The UNP, TNA and JVP have forfeited the trust of the people due to the manner in which they practiced dissimulation and deception in the law making process. The way the 19th Amendment was passed with dummy provisions inserted solely to mislead the public and the Supreme Court, the way they changed the local government and provincial councils election laws through the back door by introducing committee stage amendments to Bills gazetted for completely different purposes, and the manner in which the Office of Missing Persons Act was bulldozed through in August 2016 without a debate or a proper vote in the midst of a melee in Parliament are all cases in point.
There is no limit to the perfidy of this government. After putting forward the draft constitution, members of the government have been speaking only of two issues – the place accorded to Buddhism and the term ‘unitary’. In the draft that has been circulated to all MPs, there are several alternative formulations proposed for the provisions relating to the place accorded to Buddhism and the question of the unitary state. The separatists and federalists have no interest in names or words. So long as they get what they want, they do not care by what name it is called. Their real target is not the status of Buddhism or the word ‘unitary’. There is a very real possibility that they will back down from the alternative formulations they have proposed with regard to the status of Buddhism and the term ‘unitary’ as a bargaining strategy in order to win the real federalist demands which is the essence of the new draft constitution.
The venerable Maha Sangha in particular should be mindful of the possibility of such manoeuvres. Even though the present Constitution accords the foremost place to Buddhism, we have seen the manner in which the present government persecuted the Maha Sangha. So there is a very real possibility that this country will be turned into a federal state while still retaining the unitary label. The majority of the Tamil people in this country permanently reside outside the northern and eastern provinces. The vast majority of the Muslims reside permanently outside the eastern province. Such realities should be kept in mind when promulgating a new constitution.

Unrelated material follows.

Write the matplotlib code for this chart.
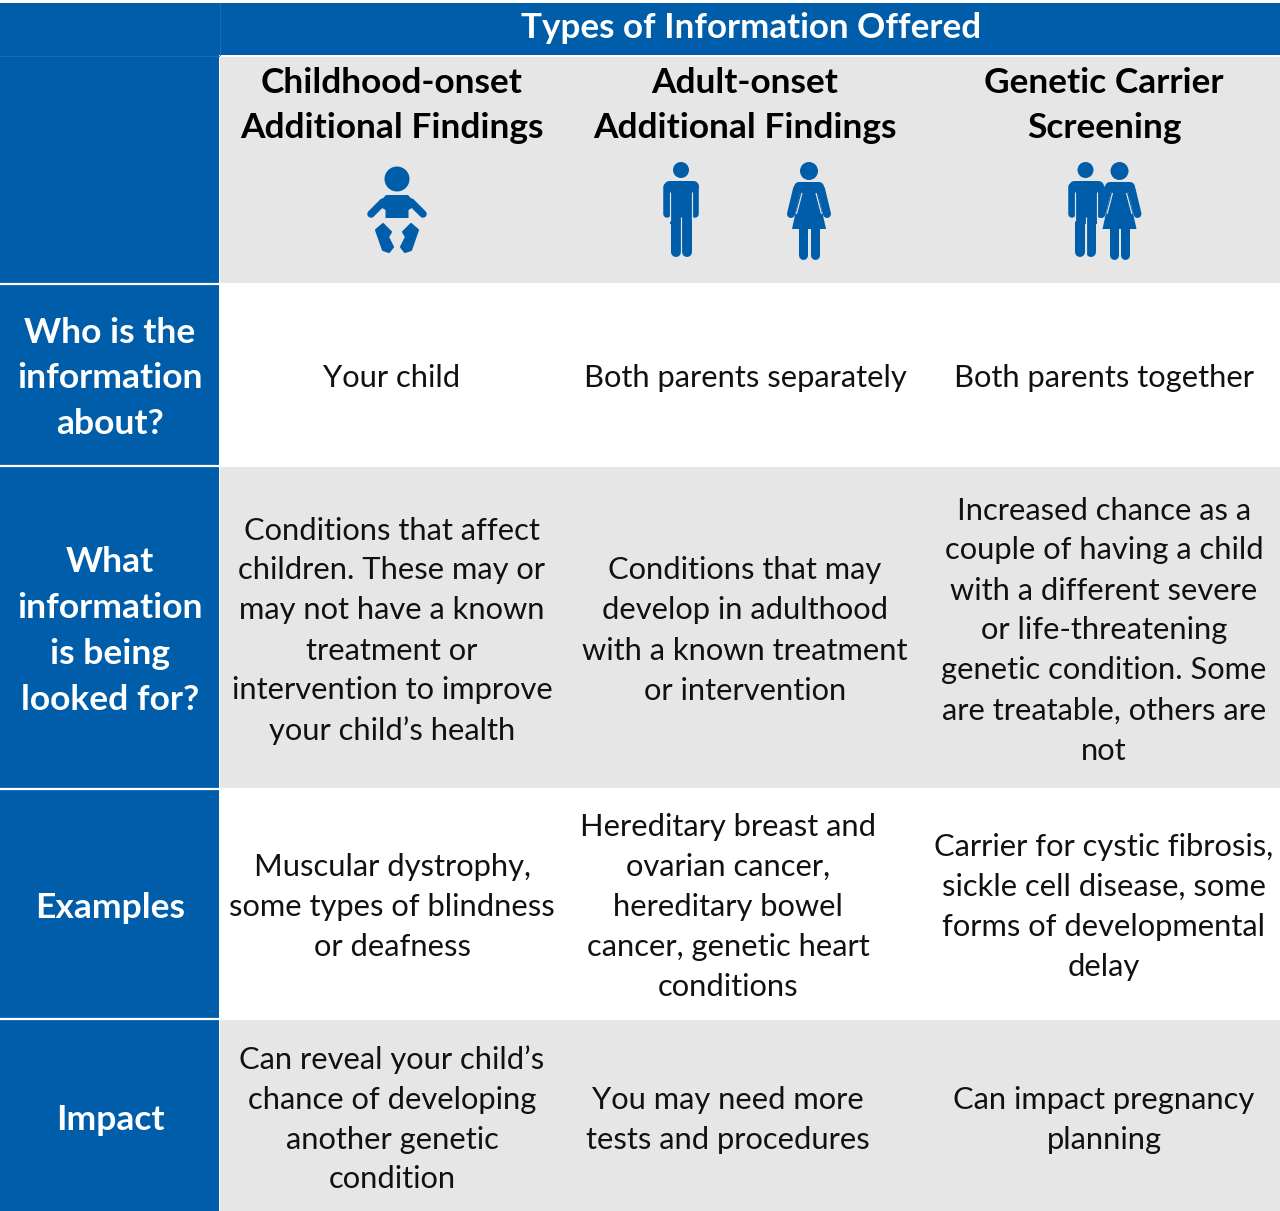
import matplotlib.pyplot as plt
from matplotlib.patches import Circle, Polygon, Rectangle

plt.rcParams["font.family"] = ["Lato", "DejaVu Sans"]

BLUE = "#005DAA"
GREY = "#E6E6E6"
WIDTH, HEIGHT = 1280, 1211

title = "Types of Information Offered"
col_heads = [
    ["Childhood-onset", "Additional Findings"],
    ["Adult-onset", "Additional Findings"],
    ["Genetic Carrier", "Screening"],
]
row_heads = [
    ["Who is the", "information", "about?"],
    ["What", "information", "is being", "looked for?"],
    ["Examples"],
    ["Impact"],
]
who = [["Your child"], ["Both parents separately"], ["Both parents together"]]
what = [
    ["Conditions that affect", "children. These may or", "may not have a known",
     "treatment or", "intervention to improve", "your child\u2019s health"],
    ["Conditions that may", "develop in adulthood", "with a known treatment", "or intervention"],
    ["Increased chance as a", "couple of having a child", "with a different severe",
     "or life-threatening", "genetic condition. Some", "are treatable, others are", "not"],
]
examples = [
    ["Muscular dystrophy,", "some types of blindness", "or deafness"],
    ["Hereditary breast and", "ovarian cancer,", "hereditary bowel",
     "cancer, genetic heart", "conditions"],
    ["Carrier for cystic fibrosis,", "sickle cell disease, some",
     "forms of developmental", "delay"],
]
impact = [
    ["Can reveal your child\u2019s", "chance of developing", "another genetic", "condition"],
    ["You may need more", "tests and procedures"],
    ["Can impact pregnancy", "planning"],
]
rows = [who, what, examples, impact]

# pixel layout
row_tops = [285, 467, 790, 1020, 1211]
row_fills = ["white", GREY, "white", GREY]
row_text_y = [375.5, 628, 904.5, 1117]
col_x = {0: [392, 745, 1104], 1: [392, 745, 1104], 2: [392, 728, 1104], 3: [392, 728, 1104]}
row_head_x = 110


def lines(ax, x, yc, rows_of_text, step, **kw):
    n = len(rows_of_text)
    for i, s in enumerate(rows_of_text):
        ax.text(x, yc + (i - (n - 1) / 2) * step, s, ha="center", va="center_baseline", **kw)


def limb(ax, x0, y0, x1, y1, w, color=BLUE, cap="round", z=3):
    ax.plot([x0, x1], [y0, y1], color=color, lw=w * 0.72, solid_capstyle=cap, zorder=z)


def man(ax, cx):
    ax.add_patch(Circle((cx, 170), 8, color=BLUE, lw=0, zorder=3))
    limb(ax, cx - 12, 186, cx + 12, 186, 11)
    ax.add_patch(Rectangle((cx - 11, 186), 22, 38, color=BLUE, lw=0, zorder=3))
    for sign in (-1, 1):
        limb(ax, cx + sign * 14, 187, cx + sign * 14, 214, 7.5)
        limb(ax, cx + sign * 11, 192, cx + sign * 11, 221, 1.2, color=GREY, cap="butt", z=4)
        limb(ax, cx + sign * 5.5, 222, cx + sign * 5.5, 252, 10)
    limb(ax, cx, 217, cx, 258, 1.2, color=GREY, cap="butt", z=4)


def woman(ax, cx):
    ax.add_patch(Circle((cx, 171), 9, color=BLUE, lw=0, zorder=3))
    limb(ax, cx - 10, 187, cx + 10, 187, 10)
    ax.add_patch(Polygon([(cx - 8, 188), (cx + 8, 188), (cx + 17, 229), (cx - 17, 229)],
                         color=BLUE, lw=0, zorder=3))
    for sign in (-1, 1):
        limb(ax, cx + sign * 12, 189, cx + sign * 18, 214, 8)
        limb(ax, cx + sign * 7, 193, cx + sign * 12.5, 214, 1.2, color=GREY, cap="butt", z=4)
        limb(ax, cx + sign * 5.6, 226, cx + sign * 5.6, 254.5, 9)


def baby(ax, cx):
    ax.add_patch(Circle((cx, 179), 12.5, color=BLUE, lw=0, zorder=3))
    ax.add_patch(Polygon([(cx - 11, 195), (cx + 11, 195), (cx + 20, 205), (cx + 11.5, 210),
                          (cx + 11.5, 218), (cx - 11.5, 218), (cx - 11.5, 210), (cx - 20, 205)],
                         color=BLUE, lw=0, zorder=3))
    for sign in (-1, 1):
        limb(ax, cx + sign * 14, 202, cx + sign * 26, 214, 7.5)
        foot = [(21, 230), (14, 224), (6, 232), (9, 237), (4, 247), (8, 252), (14, 250)]
        ax.add_patch(Polygon([(cx + sign * dx, y) for dx, y in foot], facecolor=BLUE,
                             edgecolor=BLUE, lw=1.5, joinstyle="round", zorder=3))


def main():
    fig = plt.figure(figsize=(WIDTH / 100, HEIGHT / 100), dpi=100)
    ax = fig.add_axes([0, 0, 1, 1])
    ax.set_xlim(0, WIDTH)
    ax.set_ylim(HEIGHT, 0)
    ax.axis("off")

    # title band and left column
    ax.add_patch(Rectangle((0, 3), WIDTH, 52, color=BLUE, lw=0))
    ax.add_patch(Rectangle((0, 3), 219, HEIGHT, color=BLUE, lw=0))
    ax.add_patch(Rectangle((220, 56.5), WIDTH - 220, 227.5, color=GREY, lw=0))
    ax.plot([219.5, 219.5], [3, 55], color="#1A6DB4", lw=0.7, zorder=2)
    ax.plot([0, 219], [55.5, 55.5], color="#1A6DB4", lw=0.7, zorder=2)
    ax.text(751, 25.5, title, color="white", fontsize=25.2, fontweight="bold",
            ha="center", va="center_baseline")

    for x, head in zip(col_x[0], col_heads):
        lines(ax, x, 102.5, head, 45.5, color="black", fontsize=25.4, fontweight="bold")

    baby(ax, 397)
    man(ax, 681)
    woman(ax, 809)
    man(ax, 1085.5)
    woman(ax, 1119.5)

    for r, top in enumerate(row_tops[:-1]):
        bottom = row_tops[r + 1]
        ax.add_patch(Rectangle((220, top), WIDTH - 220, bottom - top, color=row_fills[r], lw=0))
        ax.plot([0, WIDTH], [top - 1, top - 1], color="white", lw=1.6, zorder=2)
        lines(ax, row_head_x, row_text_y[r], row_heads[r], 45.7, color="white",
              fontsize=25.5, fontweight="bold")
        for c, cell in enumerate(rows[r]):
            lines(ax, col_x[r][c], row_text_y[r], cell, 40, color="#111111", fontsize=22.2)

    fig.savefig("out.png", dpi=100)
    plt.close(fig)


if __name__ == "__main__":
    main()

Opposing the draft constitution put forward by the present government does not mean that we as the opposition are slamming the door shut on constitutional reform. We acknowledge that extensive reform of the present constitution is necessary. The 19th Amendment alone has created a great deal of confusion that needs to be put right. Though we reject the separatist/federalist aspirations of some political parties, we acknowledge that local communities need to be empowered to look after their own affairs within a certain national framework. We will be putting forward our own proposals at the next national election to seek a direct mandate from the people for constitutional reform. I call upon the people and all political parties to support our endeavor because that will be the only real opportunity available to effect constitutional reform in this country.